TASK INSTRUCTIONS: Below, locate the line that contains "Clone this chart in matplotlib.". Repeat exactly from that line to the line that contains "import numpy as np", inclusive, leaving out the pictures.

——————————

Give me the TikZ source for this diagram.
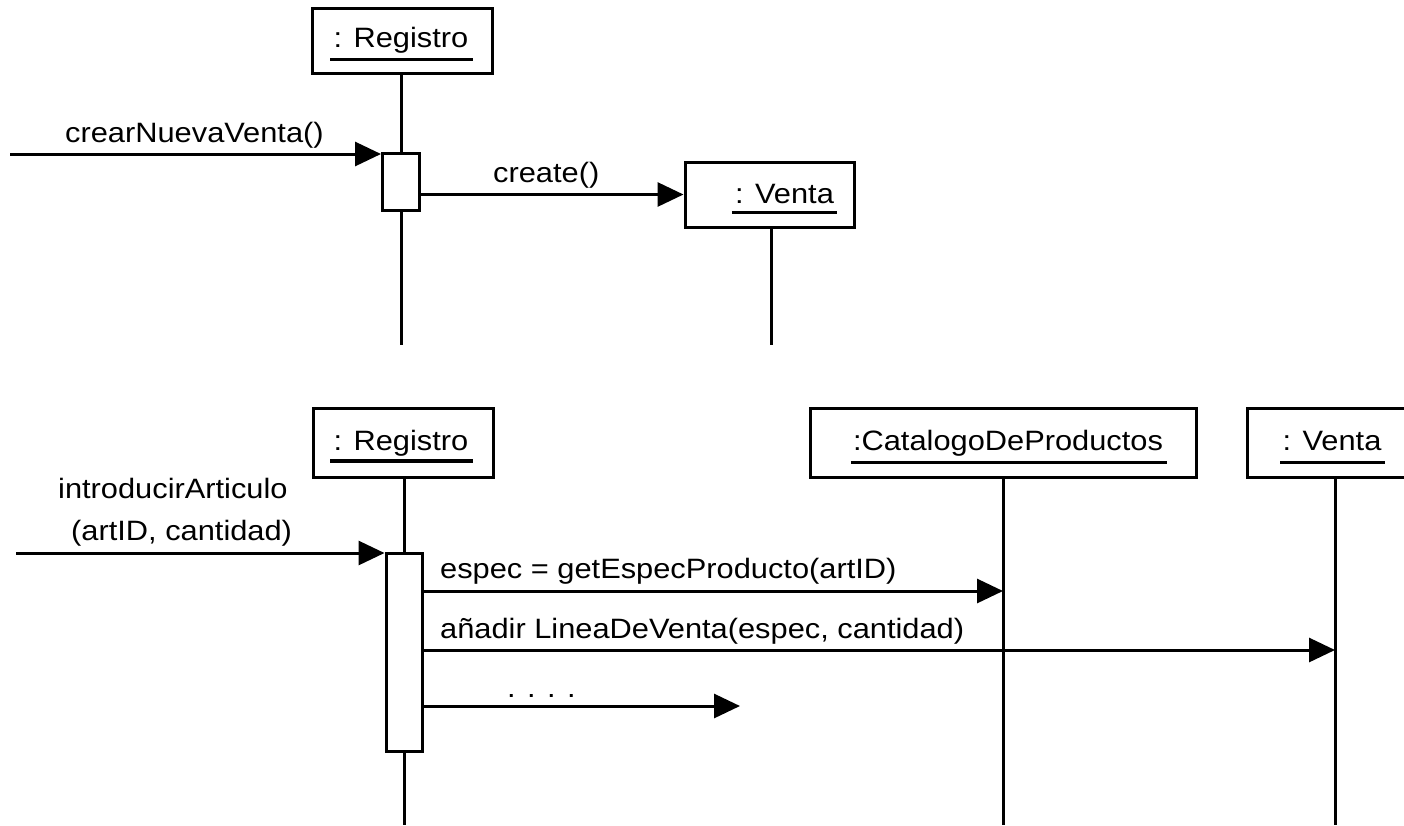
\documentclass[tikz,border=0pt]{standalone}
\usepackage{fontspec}
\setmainfont{Liberation Sans}[FakeStretch=1.1]
\usetikzlibrary{arrows.meta,calc}
\tikzset{
  obj/.style={draw, line width=3pt, inner sep=0pt, fill=white},
  actbox/.style={draw, line width=3pt, inner sep=0pt, fill=white},
  txt/.style={inner sep=0pt, anchor=base, font=\fontsize{28}{34}\selectfont},
  lbl/.style={inner sep=0pt, anchor=base west, font=\fontsize{28}{34}\selectfont},
  uline/.style={line width=3pt},
  life/.style={line width=3pt},
  msg/.style={line width=3pt, -{Triangle[length=26pt,width=24pt]}},
}
\begin{document}
\begin{tikzpicture}[x=1pt,y=-1pt]
\path[use as bounding box] (0,0) rectangle (1404,825);
\clip (0,0) rectangle (1404,825);

% ---------- top diagram ----------
\coordinate (end1) at (0,345);
\node[obj, minimum width=180pt, minimum height=65pt] (reg1) at (402,40.5) {};
\node[txt] (reg1t) at (401,47) {: Registro};
\draw[uline] ($(reg1t.base west)+(-3,12)$) -- ($(reg1t.base east)+(4,12)$);

\node[actbox, minimum width=37pt, minimum height=57pt] (act1) at (401,181.5) {};
\draw[life] (reg1.south -| act1.north) -- (act1.north);
\draw[life] (act1.south) -- (act1.south |- end1);

\coordinate (in1) at (10,154);
\draw[msg] (in1) -- (in1 -| act1.west);
\node[lbl] (l1) at (65,142) {crearNuevaVenta()};

\node[obj, minimum width=169pt, minimum height=65pt] (ven1) at (769.5,194.5) {};
\node[txt] (ven1t) at (784.5,203) {: Venta};
\draw[uline] ($(ven1t.base west)+(-3,9)$) -- ($(ven1t.base east)+(3,9)$);
\draw[life] (ven1.south -| 771,0) -- (771,345);

\draw[msg] (act1.east |- ven1.west) -- (ven1.west);
\node[lbl] (l2) at (493,182) {create()};

% ---------- bottom diagram ----------
\coordinate (end2) at (0,825);
\node[obj, minimum width=180pt, minimum height=69pt] (reg2) at (403,442.5) {};
\node[txt] (reg2t) at (401,450) {: Registro};
\draw[line width=4pt] ($(reg2t.base west)+(-3,11)$) -- ($(reg2t.base east)+(4,11)$);

\node[obj, minimum width=386pt, minimum height=69pt] (cat) at (1003,442.5) {};
\node[txt] (catt) at (1008,450) {:CatalogoDeProductos};
\draw[uline] ($(catt.base west)+(-2,12)$) -- ($(catt.base east)+(4,12)$);

\node[obj, minimum width=176pt, minimum height=69pt] (ven2) at (1335,442.5) {};
\node[txt] (ven2t) at (1332,450) {: Venta};
\draw[uline] ($(ven2t.base west)+(-2,12)$) -- ($(ven2t.base east)+(3,12)$);

\node[actbox, minimum width=36pt, minimum height=198pt] (act2) at (404,652) {};
\draw[life] (reg2.south -| act2.north) -- (act2.north);
\draw[life] (act2.south) -- (act2.south |- end2);
\draw[life] (cat.south) -- (cat.south |- end2);
\draw[life] (ven2.south) -- (ven2.south |- end2);

\coordinate (in2) at (16,553);
\draw[msg] (in2) -- (in2 -| act2.west);
\node[lbl] (l3) at (58,498) {introducirArticulo};
\node[lbl] (l4) at (71,540) {(artID, cantidad)};

\coordinate (y1) at (0,591);
\coordinate (y2) at (0,650);
\coordinate (y3) at (0,706);
\coordinate (free) at (740,706);
\draw[msg] (act2.east |- y1) -- (cat.south |- y1);
\node[lbl] (l5) at (440,578) {espec = getEspecProducto(artID)};
\draw[msg] (act2.east |- y2) -- (ven2.south |- y2);
\node[lbl] (l6) at (440,638) {añadir LineaDeVenta(espec, cantidad)};
\draw[msg] (act2.east |- y3) -- (free);
\node[lbl] (l7) at (507,697) {. . . .};
\end{tikzpicture}
\end{document}
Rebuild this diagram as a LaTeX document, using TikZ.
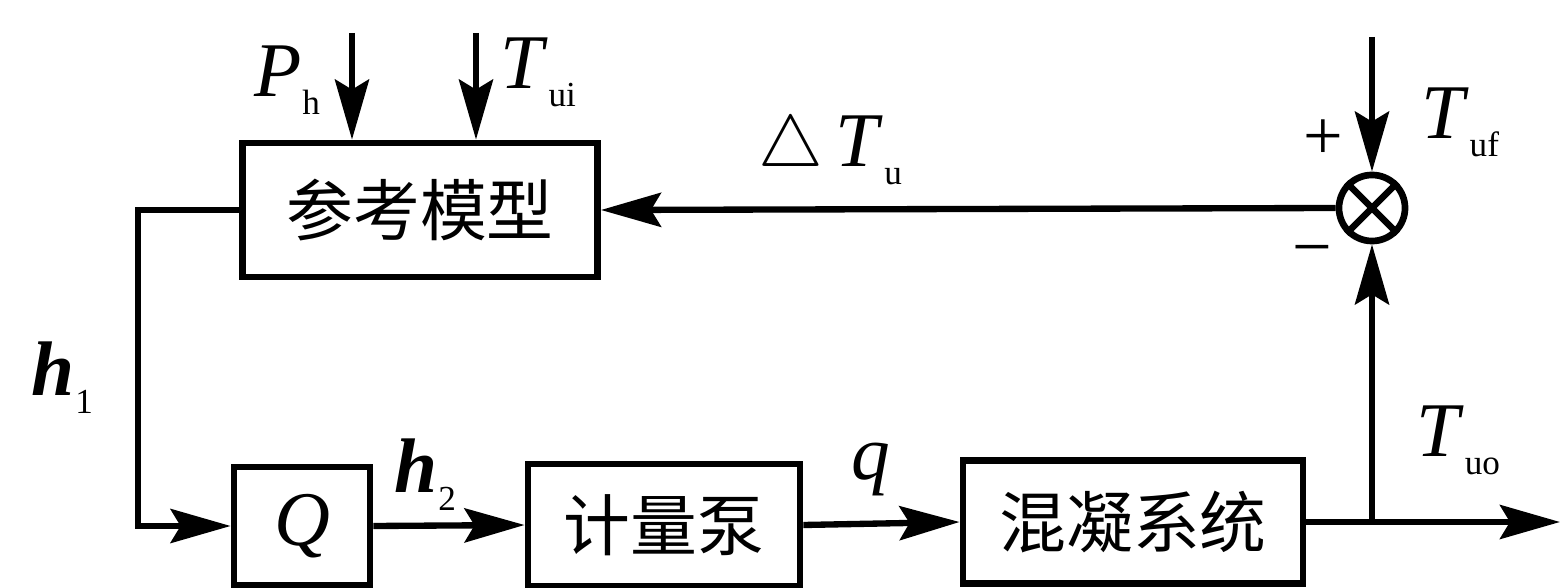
\documentclass[tikz,border=0pt]{standalone}
\usepackage{fontspec}
\setmainfont{Liberation Serif}
\newfontfamily\cjk{Noto Sans CJK SC}
\usetikzlibrary{arrows.meta,calc}
\newcommand{\sym}[2]{\textit{#1}\kern0.3pt\raisebox{-0.5ex}{\fontsize{10}{10}\selectfont #2}}
\tikzset{
  blk/.style={draw,line width=1.9pt,inner sep=0pt,font=\cjk\fontsize{19}{22}\selectfont},
  arr/.style={line width=1.8pt,-{Stealth[length=0.6cm,width=0.34cm,inset=0.1cm]}},
  lab/.style={font=\fontsize{22}{24}\selectfont,inner sep=0pt},
  sgn/.style={font=\fontsize{20}{22}\selectfont,inner sep=0pt}
}
\begin{document}
\begin{tikzpicture}[x=0.01cm,y=-0.01cm]
\useasboundingbox (0,0) rectangle (1566,588);
% blocks
\node[blk,minimum width=3.55cm,minimum height=1.34cm] (ref) at (420,210) {参考模型};
\node[blk,minimum width=1.36cm,minimum height=1.18cm,font=\fontsize{22}{24}\selectfont\itshape] (Q) at (302,526) {Q};
\node[blk,minimum width=2.72cm,minimum height=1.22cm] (pump) at (664,525) {计量泵};
\node[blk,minimum width=3.40cm,minimum height=1.23cm] (mix) at (1133,522) {混凝系统};
\node[circle,draw,line width=1.9pt,minimum size=0.66cm,inner sep=0pt] (sum) at (1372,208) {};
\draw[line width=1.9pt] (sum.north west) -- (sum.south east);
\draw[line width=1.9pt] (sum.north east) -- (sum.south west);
% coordinates
\coordinate (ph) at (352,33);
\coordinate (tui) at (476,33);
\coordinate (tuf) at (1372,37);
\coordinate (lc) at (138,380);
\coordinate (br) at (1372,522);
\coordinate (out) at (1560,522);
% connectors
\draw[arr] (ph) -- (ph |- ref.north);
\draw[arr] (tui) -- (tui |- ref.north);
\draw[arr] (tuf) -- (sum.north);
\draw[arr] (sum.west) -- (ref.east);
\draw[arr] (ref.west) -| (lc) |- (Q.west);
\draw[arr] (Q.east) -- (pump.west);
\draw[arr] (pump.east) -- (mix.west);
\draw[arr] (mix.east) -- (out);
\draw[arr] (br) -- (sum.south);
% labels
\node[lab] (lph) at (287,80) {\sym{P}{h}};
\node[lab] (ltui) at (538,72) {\sym{T}{ui}};
\node[lab] (ldt) at (830,150) {$\triangle$\,\sym{T}{u}};
\node[lab] (ltuf) at (1460,122) {\sym{T}{uf}};
\node[sgn] (plus) at (1323,140) {+};
\node[sgn] (minus) at (1312,258) {\textminus};
\node[lab] (lh1) at (62,378) {\textbf{\textit{h}}\kern0.3pt\raisebox{-0.5ex}{\fontsize{10}{10}\selectfont 1}};
\node[lab] (lh2) at (425,475) {\textbf{\textit{h}}\kern0.3pt\raisebox{-0.5ex}{\fontsize{10}{10}\selectfont 2}};
\node[lab] (lq) at (871,470) {\textit{q}};
\node[lab] (ltuo) at (1458,440) {\sym{T}{uo}};
\end{tikzpicture}
\end{document}
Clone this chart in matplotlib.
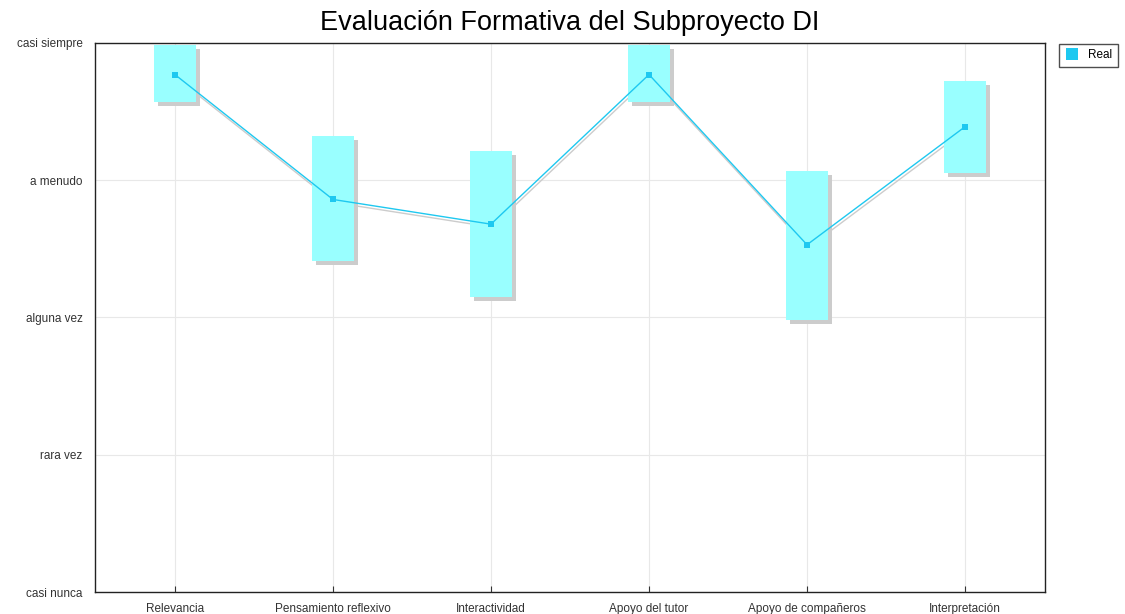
import matplotlib
matplotlib.use("Agg")
import matplotlib.pyplot as plt
import matplotlib.transforms as mtransforms
from matplotlib.patches import Rectangle
import numpy as np

plt.rcParams["font.family"] = ["Liberation Sans", "DejaVu Sans"]

categories = ["Relevancia", "Pensamiento reflexivo", "Interactividad",
              "Apoyo del tutor", "Apoyo de compañeros", "Interpretación"]
means = [4.77, 3.86, 3.68, 4.77, 3.53, 4.39]
box_top = [4.985, 4.32, 4.21, 4.985, 4.07, 4.72]
box_bottom = [4.57, 3.41, 3.15, 4.57, 2.98, 4.05]
level_labels = ["casi nunca", "rara vez", "alguna vez", "a menudo", "casi siempre"]
level_values = [1, 2, 3, 4, 5]

fill_color = "#99ffff"
line_color = "#1ec8f0"
shadow_color = "#cccccc"
box_w = 0.27

fig = plt.figure(figsize=(11.25, 6.14), dpi=100)
ax = fig.add_axes([0.0844, 0.0358, 0.8445, 0.8942])

x = np.arange(len(categories))
shadow = mtransforms.offset_copy(ax.transData, fig=fig, x=4, y=-4, units="dots")
shadow_line = mtransforms.offset_copy(ax.transData, fig=fig, x=1, y=-3, units="dots")

for xi, lo, hi in zip(x, box_bottom, box_top):
    ax.add_patch(Rectangle((xi - box_w / 2, lo), box_w, hi - lo,
                           facecolor=shadow_color, edgecolor="none",
                           transform=shadow, zorder=2))
    ax.add_patch(Rectangle((xi - box_w / 2, lo), box_w, hi - lo,
                           facecolor=fill_color, edgecolor="none", zorder=3))

ax.plot(x, means, color=shadow_color, lw=1.0, transform=shadow_line, zorder=2.5)
ax.plot(x, means, color=line_color, lw=1.0, marker="s", markersize=4,
        markeredgewidth=0, zorder=4)

ax.set_xlim(-0.506, len(categories) - 1 + 0.506)
ax.set_ylim(1, 5)
ax.set_xticks(x)
ax.set_xticklabels(categories, fontsize=8.5, color="#333333")
ax.set_yticks(level_values)
ax.set_yticklabels(level_labels, fontsize=8.5, color="#333333")
ax.tick_params(axis="x", direction="in", length=4, pad=8, color="#333333")
ax.tick_params(axis="y", length=0, pad=9)
ax.grid(True, color="#e8e8e8", lw=0.8)
ax.set_axisbelow(True)
for sp in ax.spines.values():
    sp.set_color("#222222")
    sp.set_linewidth(1.0)

ax.set_title("Evaluación Formativa del Subproyecto DI", fontsize=19.5, pad=9)

handle = plt.Line2D([], [], color=line_color, marker="s", linestyle="none",
                    markersize=8, markeredgewidth=0)
fig.legend([handle], ["Real"], loc="upper left", bbox_to_anchor=(0.941, 0.929),
           fontsize=8.5, frameon=True, fancybox=False, edgecolor="#222222",
           handlelength=1.2, handletextpad=0.8, borderpad=0.5, borderaxespad=0)

fig.savefig("out.png", dpi=100)
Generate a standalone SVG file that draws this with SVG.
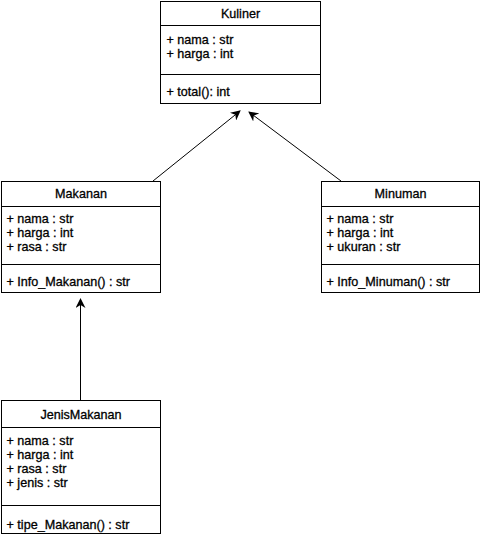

——————————

WRITTEN ANSWER:
Clone this chart in matplotlib.
import matplotlib
matplotlib.use("Agg")
import matplotlib.pyplot as plt
import matplotlib.transforms as mtransforms
from matplotlib.patches import Rectangle
import numpy as np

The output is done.